Do this
Pictures in the data below are not part of the copy; transcribe everything else exactly.

Source material
___
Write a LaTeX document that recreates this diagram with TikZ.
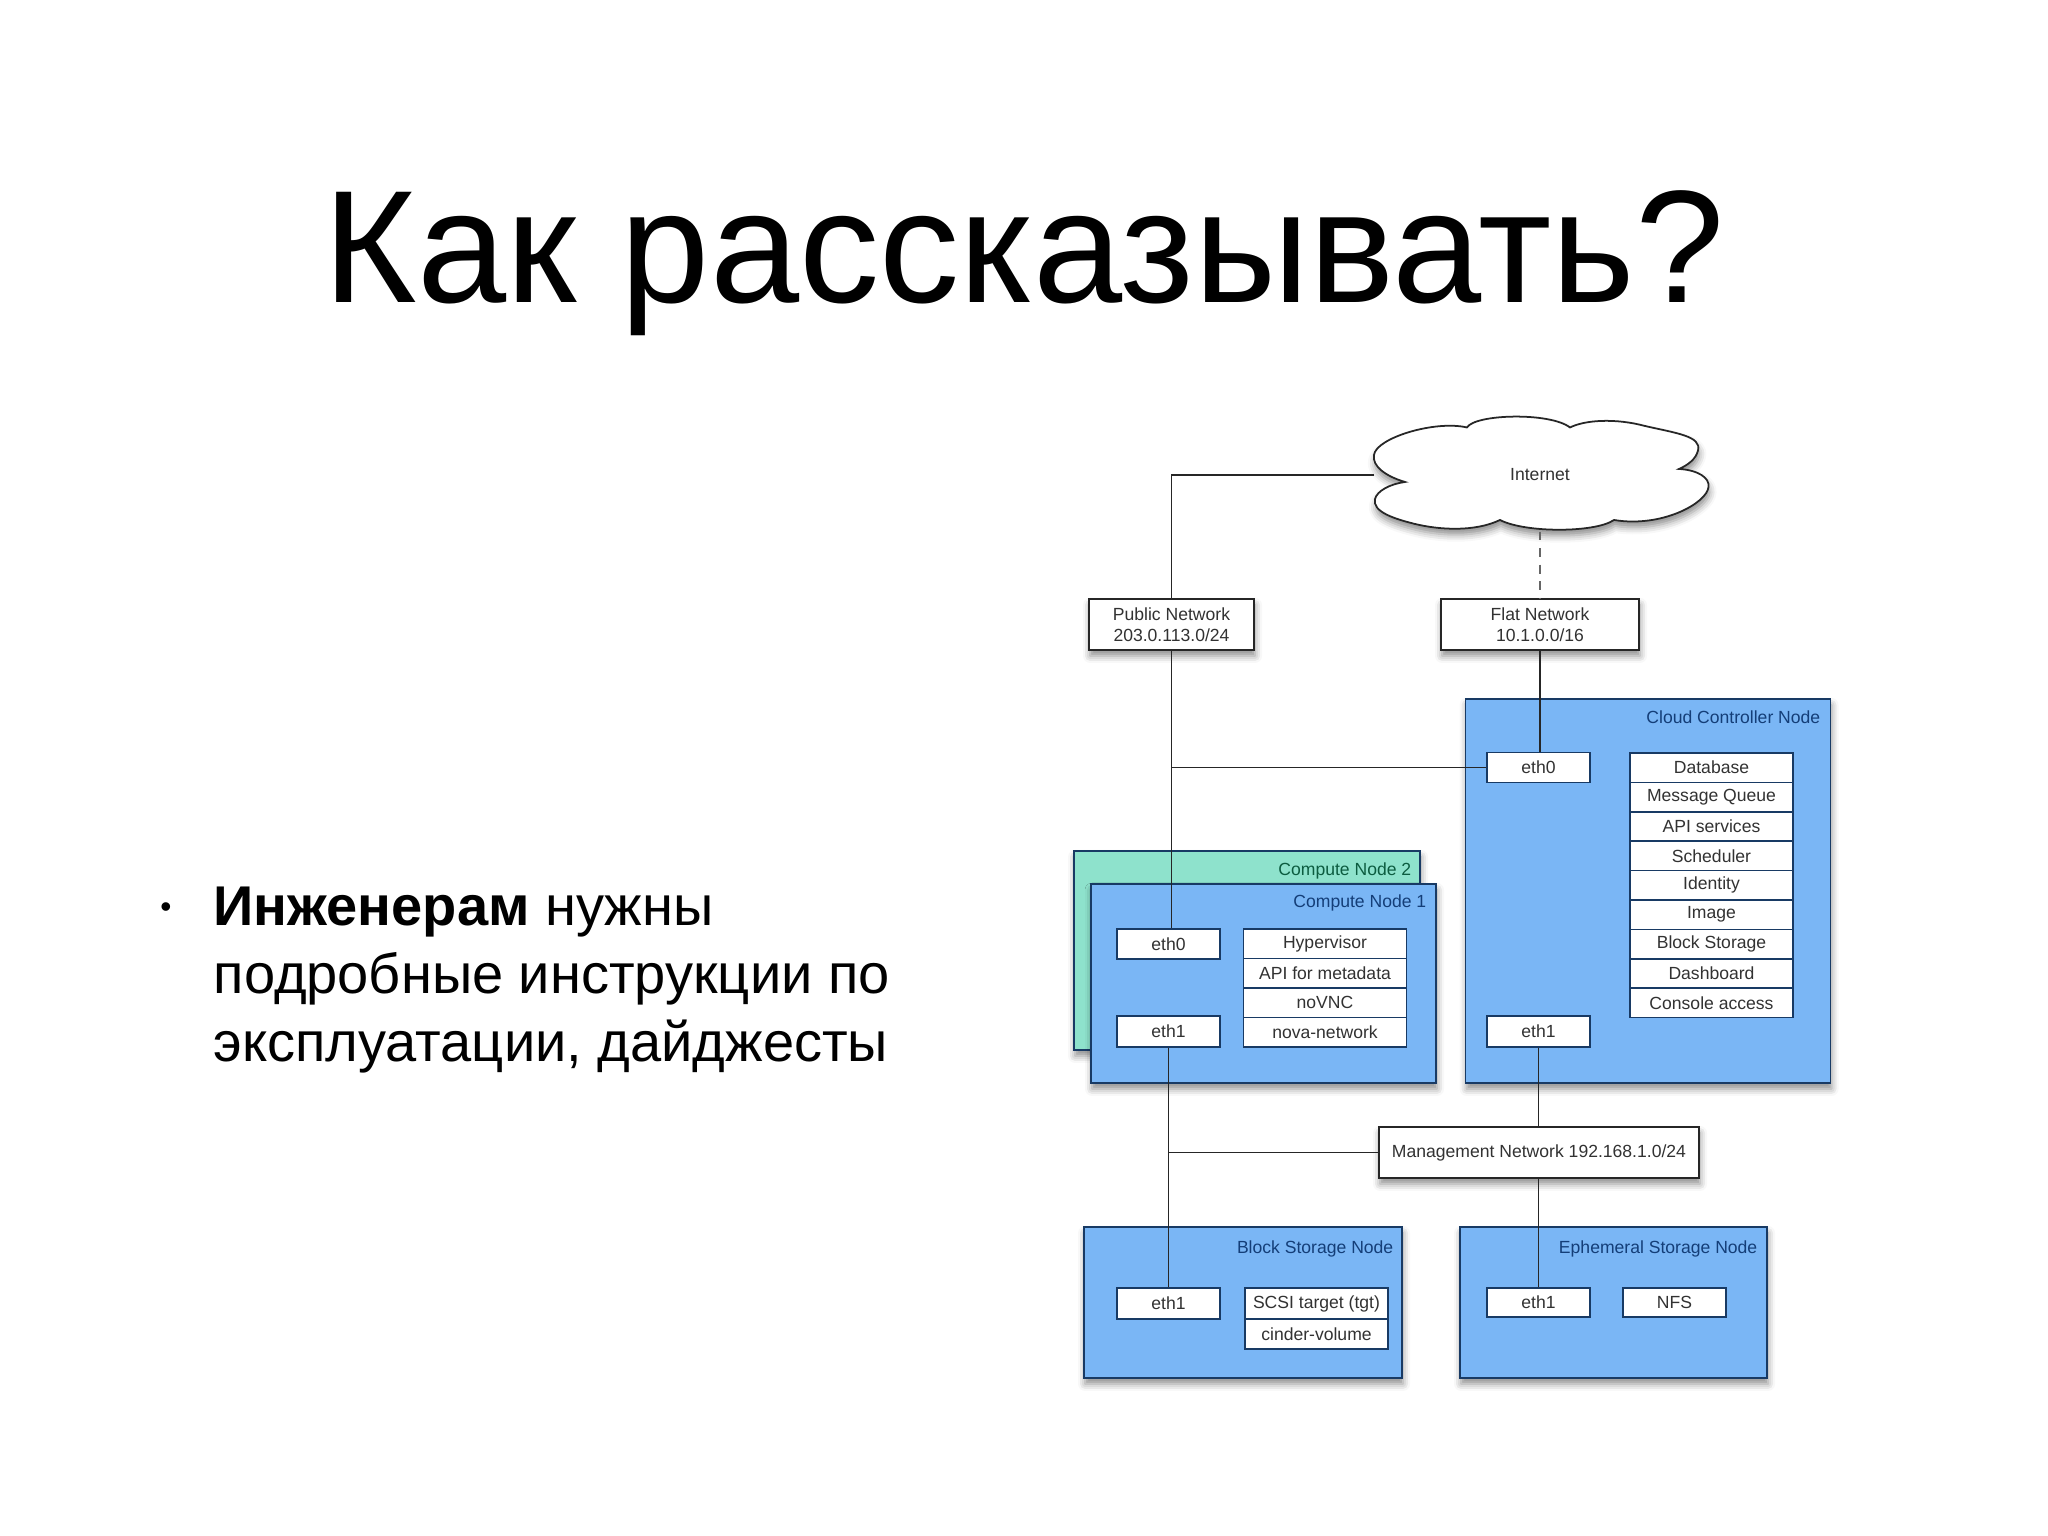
\documentclass[tikz,border=0pt]{standalone}
\usepackage{fontspec}
\setmainfont{Liberation Sans}
\usetikzlibrary{shadows.blur}
\definecolor{nodeblue}{RGB}{122,182,245}
\definecolor{nodeteal}{RGB}{142,226,204}
\definecolor{edgeblue}{RGB}{24,58,100}
\definecolor{titleblue}{RGB}{20,62,120}
\definecolor{titlegreen}{RGB}{12,92,64}
\definecolor{boxtext}{RGB}{50,50,50}
\tikzset{
  softshadow/.style={blur shadow={shadow xshift=0.01cm,shadow yshift=-0.06cm,shadow blur radius=0.07cm,shadow opacity=45}},
  hostbox/.style={rectangle, draw=edgeblue, line width=0.55pt, fill=nodeblue, softshadow},
  netbox/.style={rectangle, draw=black!85, line width=0.5pt, fill=white, text=boxtext, inner sep=0pt, align=center, font=\fontsize{5}{5.9}\selectfont, softshadow},
  portbox/.style={rectangle, draw=edgeblue, line width=0.45pt, fill=white, text=boxtext, inner sep=0pt, font=\fontsize{5}{5.9}\selectfont, minimum width=1.03cm},
  svcbox/.style={portbox, minimum width=1.63cm, minimum height=0.294cm},
  hostname/.style={anchor=east, inner sep=0pt, text=titleblue, font=\fontsize{5}{5.9}\selectfont},
  wire/.style={draw=black!85, line width=0.55pt}
}
\begin{document}
\begin{tikzpicture}
\useasboundingbox (0,0) rectangle (20.48,15.36);

\node[anchor=base, inner sep=0pt, font=\fontsize{45.6}{50}\selectfont] (title) at (10.24,12.33) {Как рассказывать?};
\node[inner sep=0pt, font=\fontsize{9}{10}\selectfont] (dot) at (1.66,6.26) {•};
\node[anchor=north west, inner sep=0pt, align=left, font=\fontsize{15.94}{19.35}\selectfont] (text) at (2.13,6.50) {\textbf{Инженерам} нужны\\подробные инструкции по\\эксплуатации, дайджесты};

% hosts
\node[hostbox, fill=nodeteal, minimum width=3.46cm, minimum height=1.99cm] (cntwo) at (12.47,5.855) {};
\node[hostbox, minimum width=3.45cm, minimum height=1.99cm] (cn) at (12.635,5.525) {};
\node[hostbox, minimum width=3.65cm, minimum height=3.84cm] (ctl) at (16.48,6.45) {};
\node[hostbox, minimum width=3.18cm, minimum height=1.51cm] (block) at (12.43,2.335) {};
\node[hostbox, minimum width=3.07cm, minimum height=1.51cm] (eph) at (16.135,2.335) {};

\node[hostname, text=titlegreen] (cntwoname) at (14.12,6.655) {Compute Node 2};
\node[hostname] (cnname) at (14.27,6.33) {Compute Node 1};
\node[hostname] (ctlname) at (18.21,8.19) {Cloud Controller Node};
\node[hostname] (blockname) at (13.94,2.875) {Block Storage Node};
\node[hostname] (ephname) at (17.58,2.875) {Ephemeral Storage Node};

% networks
\draw[draw=black!85, line width=0.5pt, fill=white, softshadow] (14.05,10.54)
  .. controls (13.85,10.60) and (13.72,10.70) .. (13.74,10.81)
  .. controls (13.76,10.98) and (14.35,11.16) .. (14.67,11.085)
  .. controls (14.75,11.22) and (15.50,11.24) .. (15.70,11.085)
  .. controls (15.85,11.16) and (16.15,11.18) .. (16.45,11.10)
  .. controls (16.75,11.03) and (17.02,11.00) .. (16.98,10.855)
  .. controls (16.96,10.77) and (16.88,10.71) .. (16.79,10.67)
  .. controls (16.98,10.66) and (17.10,10.58) .. (17.085,10.49)
  .. controls (17.07,10.33) and (16.62,10.08) .. (16.14,10.16)
  .. controls (15.95,10.03) and (15.25,10.03) .. (15.00,10.16)
  .. controls (14.75,10.04) and (14.40,10.06) .. (14.15,10.12)
  .. controls (13.95,10.17) and (13.72,10.24) .. (13.75,10.37)
  .. controls (13.77,10.45) and (13.90,10.52) .. (14.05,10.54) -- cycle;
\node[text=boxtext, inner sep=0pt, minimum width=3.30cm, minimum height=1.12cm, font=\fontsize{5}{5.9}\selectfont] (inet) at (15.40,10.61) {Internet};
\node[netbox, minimum width=1.65cm, minimum height=0.51cm] (pub) at (11.715,9.115) {Public Network\\203.0.113.0/24};
\node[netbox, minimum width=1.98cm, minimum height=0.51cm] (flat) at (15.40,9.115) {Flat Network\\10.1.0.0/16};
\node[netbox, minimum width=3.20cm, minimum height=0.51cm] (mgmt) at (15.39,3.835) {Management Network 192.168.1.0/24};

% ports
\node[portbox, minimum height=0.30cm] (cnzero) at (11.685,5.92) {eth0};
\node[portbox, minimum height=0.31cm] (cnone) at (11.685,5.045) {eth1};
\node[portbox, minimum height=0.30cm] (ctlzero) at (15.385,7.685) {eth0};
\node[portbox, minimum height=0.31cm] (ctlone) at (15.385,5.045) {eth1};
\node[portbox, minimum height=0.31cm] (blockone) at (11.685,2.325) {eth1};
\node[portbox, minimum height=0.29cm] (ephone) at (15.385,2.335) {eth1};
\node[portbox, minimum height=0.29cm] (nfs) at (16.745,2.335) {NFS};

% services
\node[svcbox] (db) at (17.115,7.683) {Database};
\node[svcbox] (mq) at (17.115,7.389) {Message Queue};
\node[svcbox] (api) at (17.115,7.095) {API services};
\node[svcbox] (sched) at (17.115,6.801) {Scheduler};
\node[svcbox] (ident) at (17.115,6.507) {Identity};
\node[svcbox] (img) at (17.115,6.213) {Image};
\node[svcbox] (bstore) at (17.115,5.919) {Block Storage};
\node[svcbox] (dash) at (17.115,5.625) {Dashboard};
\node[svcbox] (cons) at (17.115,5.331) {Console access};

\node[svcbox] (hyp) at (13.25,5.923) {Hypervisor};
\node[svcbox] (meta) at (13.25,5.628) {API for metadata};
\node[svcbox] (vnc) at (13.25,5.333) {noVNC};
\node[svcbox] (nova) at (13.25,5.038) {nova-network};

\node[svcbox, minimum width=1.43cm, minimum height=0.305cm] (scsi) at (13.165,2.325) {SCSI target (tgt)};
\node[svcbox, minimum width=1.43cm, minimum height=0.305cm] (cinder) at (13.165,2.02) {cinder-volume};

% links
\draw[wire] (inet.west) -| (pub.north);
\draw[wire] (pub.south) -- (cnzero.north -| pub);
\draw[wire, dash pattern=on 2.5pt off 2.2pt, draw=black!60] (inet.south) -- (flat.north);
\draw[wire] (flat.south) -- (flat.south |- ctlzero.north);
\draw[wire] (ctlzero.west) -- (ctlzero.west -| pub);
\draw[wire] (ctlone.south) -- (ctlone.south |- mgmt.north);
\draw[wire] (cnone.south) -- (blockone.north);
\draw[wire] (mgmt.west) -- (mgmt.west -| cnone);
\draw[wire] (ctlone |- mgmt.south) -- (ephone.north);
\end{tikzpicture}
\end{document}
___
Answer in full
Write a LaTeX document that recreates this diagram with TikZ.
\documentclass[tikz,border=0pt]{standalone}
\usepackage{fontspec}
\setmainfont{Liberation Sans}
\usetikzlibrary{shadows.blur}
\definecolor{nodeblue}{RGB}{122,182,245}
\definecolor{nodeteal}{RGB}{142,226,204}
\definecolor{edgeblue}{RGB}{24,58,100}
\definecolor{titleblue}{RGB}{20,62,120}
\definecolor{titlegreen}{RGB}{12,92,64}
\definecolor{boxtext}{RGB}{50,50,50}
\tikzset{
  softshadow/.style={blur shadow={shadow xshift=0.01cm,shadow yshift=-0.06cm,shadow blur radius=0.07cm,shadow opacity=45}},
  hostbox/.style={rectangle, draw=edgeblue, line width=0.55pt, fill=nodeblue, softshadow},
  netbox/.style={rectangle, draw=black!85, line width=0.5pt, fill=white, text=boxtext, inner sep=0pt, align=center, font=\fontsize{5}{5.9}\selectfont, softshadow},
  portbox/.style={rectangle, draw=edgeblue, line width=0.45pt, fill=white, text=boxtext, inner sep=0pt, font=\fontsize{5}{5.9}\selectfont, minimum width=1.03cm},
  svcbox/.style={portbox, minimum width=1.63cm, minimum height=0.294cm},
  hostname/.style={anchor=east, inner sep=0pt, text=titleblue, font=\fontsize{5}{5.9}\selectfont},
  wire/.style={draw=black!85, line width=0.55pt}
}
\begin{document}
\begin{tikzpicture}
\useasboundingbox (0,0) rectangle (20.48,15.36);

\node[anchor=base, inner sep=0pt, font=\fontsize{45.6}{50}\selectfont] (title) at (10.24,12.33) {Как рассказывать?};
\node[inner sep=0pt, font=\fontsize{9}{10}\selectfont] (dot) at (1.66,6.26) {•};
\node[anchor=north west, inner sep=0pt, align=left, font=\fontsize{15.94}{19.35}\selectfont] (text) at (2.13,6.50) {\textbf{Инженерам} нужны\\подробные инструкции по\\эксплуатации, дайджесты};

% hosts
\node[hostbox, fill=nodeteal, minimum width=3.46cm, minimum height=1.99cm] (cntwo) at (12.47,5.855) {};
\node[hostbox, minimum width=3.45cm, minimum height=1.99cm] (cn) at (12.635,5.525) {};
\node[hostbox, minimum width=3.65cm, minimum height=3.84cm] (ctl) at (16.48,6.45) {};
\node[hostbox, minimum width=3.18cm, minimum height=1.51cm] (block) at (12.43,2.335) {};
\node[hostbox, minimum width=3.07cm, minimum height=1.51cm] (eph) at (16.135,2.335) {};

\node[hostname, text=titlegreen] (cntwoname) at (14.12,6.655) {Compute Node 2};
\node[hostname] (cnname) at (14.27,6.33) {Compute Node 1};
\node[hostname] (ctlname) at (18.21,8.19) {Cloud Controller Node};
\node[hostname] (blockname) at (13.94,2.875) {Block Storage Node};
\node[hostname] (ephname) at (17.58,2.875) {Ephemeral Storage Node};

% networks
\draw[draw=black!85, line width=0.5pt, fill=white, softshadow] (14.05,10.54)
  .. controls (13.85,10.60) and (13.72,10.70) .. (13.74,10.81)
  .. controls (13.76,10.98) and (14.35,11.16) .. (14.67,11.085)
  .. controls (14.75,11.22) and (15.50,11.24) .. (15.70,11.085)
  .. controls (15.85,11.16) and (16.15,11.18) .. (16.45,11.10)
  .. controls (16.75,11.03) and (17.02,11.00) .. (16.98,10.855)
  .. controls (16.96,10.77) and (16.88,10.71) .. (16.79,10.67)
  .. controls (16.98,10.66) and (17.10,10.58) .. (17.085,10.49)
  .. controls (17.07,10.33) and (16.62,10.08) .. (16.14,10.16)
  .. controls (15.95,10.03) and (15.25,10.03) .. (15.00,10.16)
  .. controls (14.75,10.04) and (14.40,10.06) .. (14.15,10.12)
  .. controls (13.95,10.17) and (13.72,10.24) .. (13.75,10.37)
  .. controls (13.77,10.45) and (13.90,10.52) .. (14.05,10.54) -- cycle;
\node[text=boxtext, inner sep=0pt, minimum width=3.30cm, minimum height=1.12cm, font=\fontsize{5}{5.9}\selectfont] (inet) at (15.40,10.61) {Internet};
\node[netbox, minimum width=1.65cm, minimum height=0.51cm] (pub) at (11.715,9.115) {Public Network\\203.0.113.0/24};
\node[netbox, minimum width=1.98cm, minimum height=0.51cm] (flat) at (15.40,9.115) {Flat Network\\10.1.0.0/16};
\node[netbox, minimum width=3.20cm, minimum height=0.51cm] (mgmt) at (15.39,3.835) {Management Network 192.168.1.0/24};

% ports
\node[portbox, minimum height=0.30cm] (cnzero) at (11.685,5.92) {eth0};
\node[portbox, minimum height=0.31cm] (cnone) at (11.685,5.045) {eth1};
\node[portbox, minimum height=0.30cm] (ctlzero) at (15.385,7.685) {eth0};
\node[portbox, minimum height=0.31cm] (ctlone) at (15.385,5.045) {eth1};
\node[portbox, minimum height=0.31cm] (blockone) at (11.685,2.325) {eth1};
\node[portbox, minimum height=0.29cm] (ephone) at (15.385,2.335) {eth1};
\node[portbox, minimum height=0.29cm] (nfs) at (16.745,2.335) {NFS};

% services
\node[svcbox] (db) at (17.115,7.683) {Database};
\node[svcbox] (mq) at (17.115,7.389) {Message Queue};
\node[svcbox] (api) at (17.115,7.095) {API services};
\node[svcbox] (sched) at (17.115,6.801) {Scheduler};
\node[svcbox] (ident) at (17.115,6.507) {Identity};
\node[svcbox] (img) at (17.115,6.213) {Image};
\node[svcbox] (bstore) at (17.115,5.919) {Block Storage};
\node[svcbox] (dash) at (17.115,5.625) {Dashboard};
\node[svcbox] (cons) at (17.115,5.331) {Console access};

\node[svcbox] (hyp) at (13.25,5.923) {Hypervisor};
\node[svcbox] (meta) at (13.25,5.628) {API for metadata};
\node[svcbox] (vnc) at (13.25,5.333) {noVNC};
\node[svcbox] (nova) at (13.25,5.038) {nova-network};

\node[svcbox, minimum width=1.43cm, minimum height=0.305cm] (scsi) at (13.165,2.325) {SCSI target (tgt)};
\node[svcbox, minimum width=1.43cm, minimum height=0.305cm] (cinder) at (13.165,2.02) {cinder-volume};

% links
\draw[wire] (inet.west) -| (pub.north);
\draw[wire] (pub.south) -- (cnzero.north -| pub);
\draw[wire, dash pattern=on 2.5pt off 2.2pt, draw=black!60] (inet.south) -- (flat.north);
\draw[wire] (flat.south) -- (flat.south |- ctlzero.north);
\draw[wire] (ctlzero.west) -- (ctlzero.west -| pub);
\draw[wire] (ctlone.south) -- (ctlone.south |- mgmt.north);
\draw[wire] (cnone.south) -- (blockone.north);
\draw[wire] (mgmt.west) -- (mgmt.west -| cnone);
\draw[wire] (ctlone |- mgmt.south) -- (ephone.north);
\end{tikzpicture}
\end{document}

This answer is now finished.